Friday, February 23, 2007

I can't tell you what I've cooked for Shabbat...

... and yes, I have been cooking.

The reason is that we're having guests, jblogger guests. That's right! tnspr569 will, G-d willing, be here for Shabbat, with a friend. How he gave himself a name like that.... maybe I should ask him. We only know each other from jblogging. He saw my post about the stuffed freezer and volunteered to help empty it. So I did cook with a few things that have to go before Pesach. Let's see if he can guess which tasty dishes!


There are all sorts of special "activities" here this Shabbat. I hope his Hebrew is up to par for participating. It's outrageous that graduates of Jewish Education aren't totally fluent in Hebrew. After three years of high school Spanish, I could converse fairly fluently, and I'm not good at languages. Israeli students, who get much less English than the American kids' Hebrew studies, are able to converse more easily in English. I teach the lowest level in my high school, and I've tested the higher level in others.

I'm totally convinced that it is intentional. American Jewish parents, even the religious ones, do not want their children to be fluent and comfortable in Hebrew! The more fluent and comfortable one is, the more one feels at home in Israel. That is something that American Jewish parents don't want. They want their kids to feel like tourists, condescending tourists.

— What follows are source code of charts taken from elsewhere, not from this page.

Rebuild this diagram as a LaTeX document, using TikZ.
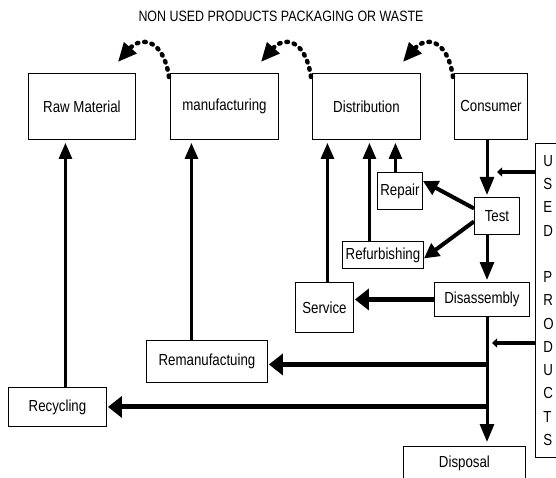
\documentclass[tikz,border=0pt]{standalone}
\usepackage{fontspec}
\setmainfont{Liberation Sans}[FakeStretch=0.83]
\usetikzlibrary{arrows.meta}

\tikzset{
	box/.style={draw, line width=0.9pt, anchor=north west, inner sep=1pt, font=\fontsize{16}{19}\selectfont},
	upflow/.style={line width=2.8pt, -{Triangle[length=16pt,width=13pt]}, shorten >=3pt},
	downflow/.style={line width=3pt, -{Triangle[length=18pt,width=14pt]}, shorten >=2pt},
	sideflow/.style={line width=5pt, -{Triangle[length=14pt,width=21pt]}, shorten >=1pt},
	testflow/.style={line width=4pt, -{Triangle[length=15pt,width=15pt]}},
	feed/.style={line width=3.5pt, -{Triangle[length=5pt,width=9pt]}},
	wastearc/.style={line width=4.5pt, dash pattern=on 1.5pt off 6pt, line cap=round, -{Triangle[length=19pt,width=16pt]}}
}

\begin{document}
\begin{tikzpicture}[x=1pt, y=-1pt]

\useasboundingbox (0,0) rectangle (556,478);

%Title
\node[font=\fontsize{15}{18}\selectfont] (title) at (281,16) {NON USED PRODUCTS PACKAGING OR WASTE};

%Life cycle boxes
\node[box, minimum width=107pt, minimum height=66pt] (raw) at (28,73) {Raw Material};
\node[box, minimum width=108pt, minimum height=66pt] (manu) at (170,73) {manufacturing};
\node[box, minimum width=108pt, minimum height=66pt] (dist) at (312,73) {Distribution};
\node[box, minimum width=73pt, minimum height=66pt] (cons) at (454,73) {Consumer};

%Recovery boxes
\node[box, minimum width=45pt, minimum height=37pt] (repair) at (377,172) {Repair};
\node[box, minimum width=45pt, minimum height=37pt] (test) at (474,197) {Test};
\node[box, minimum width=81pt, minimum height=27pt] (refurb) at (342,241) {Refurbishing};
\node[box, minimum width=58pt, minimum height=50pt] (service) at (295,282) {Service};
\node[box, minimum width=95pt, minimum height=34pt] (disasm) at (434,282) {Disassembly};
\node[box, minimum width=121pt, minimum height=42pt] (reman) at (146,340) {Remanufactuing};
\node[box, minimum width=98pt, minimum height=39pt] (recyc) at (8,387) {Recycling};
\node[box, minimum width=122pt, minimum height=34pt] (disp) at (403,446) {Disposal};

%Used products
\node[box, minimum width=34pt, minimum height=314pt, inner xsep=8pt, text width=19pt, align=left,
	font=\fontsize{16}{23.25}\selectfont] (used) at (535,143)
	{U\\S\\E\\D\\[23.25pt]P\\R\\O\\D\\U\\C\\T\\S};

%Waste arcs
\foreach \from/\to in {manu/raw, dist/manu, cons/dist}
{
	\draw[wastearc] ([shift={(-1,4)}]\from.north west) .. controls +(-6,-40) and +(22,-25) .. ([shift={(-18,-11)}]\to.north east);
}

%Back to the chain
\draw[upflow] ([xshift=8pt]recyc.north) -- ([xshift=8pt]recyc.north |- raw.south);
\draw[upflow] ([xshift=-15.5pt]reman.north) -- ([xshift=-15.5pt]reman.north |- manu.south);
\draw[upflow] ([xshift=3pt]service.north) -- ([xshift=3pt]service.north |- dist.south);
\draw[upflow] ([xshift=-13.5pt]refurb.north) -- ([xshift=-13.5pt]refurb.north |- dist.south);
\draw[upflow] ([xshift=-4.5pt]repair.north) -- ([xshift=-4.5pt]repair.north |- dist.south);

%Main spine
\coordinate (spine) at (487,0);
\draw[downflow] (cons.south -| spine) -- (test.north -| spine);
\draw[downflow] (test.south -| spine) -- (disasm.north -| spine);
\draw[downflow, shorten >=4pt] (disasm.south -| spine) -- (disp.north -| spine);

%Test outputs
\draw[testflow] ([yshift=7.5pt]test.west) -- ([yshift=10pt]repair.east);
\draw[testflow] ([yshift=-5.5pt]test.west) -- ([yshift=-3.5pt]refurb.east);

%Disassembly outputs
\draw[sideflow] (disasm.west) -- (service.east |- disasm.west);
\draw[sideflow] ([yshift=-3pt]reman.east -| spine) -- ([yshift=-3pt]reman.east);
\draw[sideflow] (recyc.east -| spine) -- (recyc.east);

%Used products in
\coordinate (feedA) at (497,172);
\coordinate (feedB) at (492,343);
\draw[feed] (used.west |- feedA) -- (feedA);
\draw[feed] (used.west |- feedB) -- (feedB);

\end{tikzpicture}
\end{document}
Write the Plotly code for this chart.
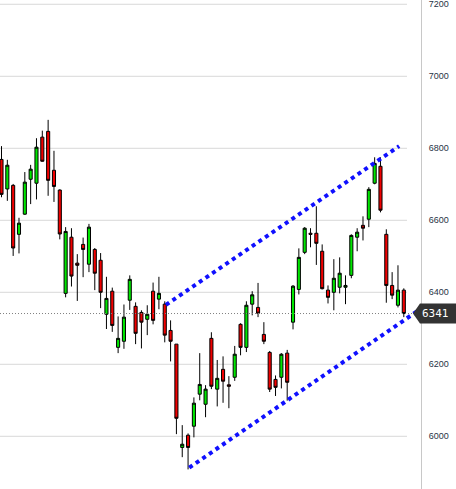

For the past few decades, more and more American Jewish high school graduates have been coming for a year in Israel, but they don't spend it with Israelis. They don't have to function in Hebrew. They live in English-speaking ghettos. The programs used to be in Har Nof, Jerusalem, and now many are in the Ramat Beit Shemesh area. Conversational Hebrew and Religious Textual Studies in Hebrew are not required elements in their curriculum.

Reports from the states say that even Orthodox Rabbinic students are studying from translated texts. It's predigested, second-hand knowledge.

I didn't plan on ranting about the state of American Jewry and their Hebrew knowledge, but just like chulent, you throw in the ingredients, and it comes out how it wants to come out.

I hope that I'm pleasantly surprised by tnspr569 .

6 comments:

Sarah Likes Green said...

enjoy your jblogger shabbos :)

Batya said...

thanks m'dear

wendy said...

how fun to have a blogging friend over for dinner!

Batya said...

Well, we know each other only via the blogs, and he's younger than our kids, of course. And Shabbat by us is 25 hours.
and we had a wonderful time!

Jack Steiner said...

I don't know if I buy the argument that American Jews don't want their kids to be fluent in Hebrew.

Now it may be that I come from a different sort of household. My parents met in the Peace Corps and are both fluent in Spanish and English.

My father took college level Hebrew as did I.

The biggest problem I see is that many do not spend enough time using their Hebrew. It is too easy to get by without it.

Batya said...

Studying Hebrew as a language will give better knowledge than what the day school graduates have.
Yes, it's easy to function on a superficial level in English in Israel, but then one never truly becomes part of the country.